# Work required
Write out the listing below in full and exactly, leaving out every picture.

# Dataset content
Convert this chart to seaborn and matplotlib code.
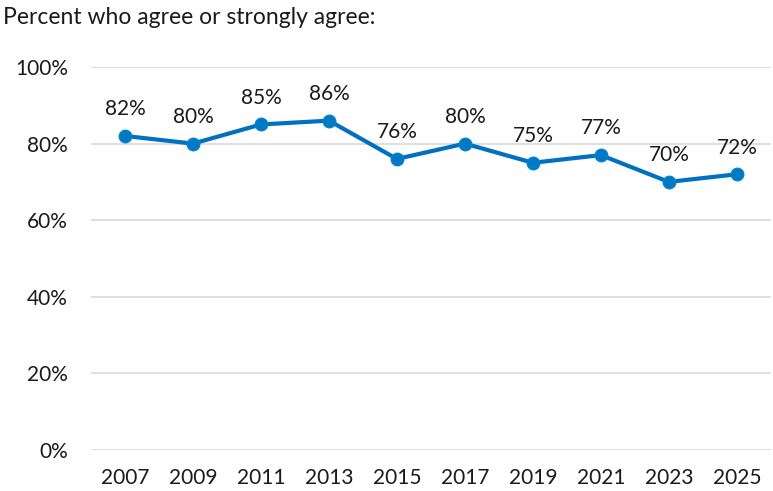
import matplotlib
matplotlib.use("Agg")
import matplotlib.pyplot as plt
import seaborn as sns
import pandas as pd

years = ["2007", "2009", "2011", "2013", "2015", "2017", "2019", "2021", "2023", "2025"]
agree_pct = [82, 80, 85, 86, 76, 80, 75, 77, 70, 72]
y_ticks = [0, 20, 40, 60, 80, 100]

sns.set_theme(style="white")
plt.rcParams["font.family"] = ["Lato", "DejaVu Sans"]

df = pd.DataFrame({"pos": range(len(years)), "year": years, "pct": agree_pct})

fig = plt.figure(figsize=(7.73, 4.91), dpi=100)
ax = fig.add_axes([0.1177, 0.0835, 0.8795, 0.78])

text_color = "#1a1a1a"
line_color = "#0070C0"
sns.lineplot(data=df, x="pos", y="pct", ax=ax, color=line_color, linewidth=3,
             marker="o", markersize=9, markerfacecolor="#0079C4",
             markeredgecolor="#0086C8", markeredgewidth=1, zorder=3)

for p, v in zip(df["pos"], df["pct"]):
    ax.annotate(f"{v}%", (p, v), xytext=(0, 12), textcoords="offset points",
                ha="center", va="bottom", fontsize=15, color=text_color)

ax.set_xlim(-0.5, len(years) - 0.5)
ax.set_ylim(0, 100)
ax.set_yticks(y_ticks)
ax.set_yticklabels([f"{t}%" for t in y_ticks], fontsize=15, color=text_color)
ax.set_xticks(df["pos"])
ax.set_xticklabels(years, fontsize=15, color=text_color)
ax.tick_params(axis="y", pad=16.5, length=0)
ax.tick_params(axis="x", pad=13, length=0)
ax.grid(axis="y", color="#d9d9d9", linewidth=1.2)
ax.set_axisbelow(True)
for s in ax.spines.values():
    s.set_visible(False)
ax.set_xlabel("")
ax.set_ylabel("")

fig.text(0.004, 0.965, "Percent who agree or strongly agree:", ha="left", va="center",
         fontsize=16.5, color=text_color)

fig.savefig("out.png", dpi=100)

# Exercise response
Convert this chart to seaborn and matplotlib code.
import matplotlib
matplotlib.use("Agg")
import matplotlib.pyplot as plt
import seaborn as sns
import pandas as pd

years = ["2007", "2009", "2011", "2013", "2015", "2017", "2019", "2021", "2023", "2025"]
agree_pct = [82, 80, 85, 86, 76, 80, 75, 77, 70, 72]
y_ticks = [0, 20, 40, 60, 80, 100]

sns.set_theme(style="white")
plt.rcParams["font.family"] = ["Lato", "DejaVu Sans"]

df = pd.DataFrame({"pos": range(len(years)), "year": years, "pct": agree_pct})

fig = plt.figure(figsize=(7.73, 4.91), dpi=100)
ax = fig.add_axes([0.1177, 0.0835, 0.8795, 0.78])

text_color = "#1a1a1a"
line_color = "#0070C0"
sns.lineplot(data=df, x="pos", y="pct", ax=ax, color=line_color, linewidth=3,
             marker="o", markersize=9, markerfacecolor="#0079C4",
             markeredgecolor="#0086C8", markeredgewidth=1, zorder=3)

for p, v in zip(df["pos"], df["pct"]):
    ax.annotate(f"{v}%", (p, v), xytext=(0, 12), textcoords="offset points",
                ha="center", va="bottom", fontsize=15, color=text_color)

ax.set_xlim(-0.5, len(years) - 0.5)
ax.set_ylim(0, 100)
ax.set_yticks(y_ticks)
ax.set_yticklabels([f"{t}%" for t in y_ticks], fontsize=15, color=text_color)
ax.set_xticks(df["pos"])
ax.set_xticklabels(years, fontsize=15, color=text_color)
ax.tick_params(axis="y", pad=16.5, length=0)
ax.tick_params(axis="x", pad=13, length=0)
ax.grid(axis="y", color="#d9d9d9", linewidth=1.2)
ax.set_axisbelow(True)
for s in ax.spines.values():
    s.set_visible(False)
ax.set_xlabel("")
ax.set_ylabel("")

fig.text(0.004, 0.965, "Percent who agree or strongly agree:", ha="left", va="center",
         fontsize=16.5, color=text_color)

fig.savefig("out.png", dpi=100)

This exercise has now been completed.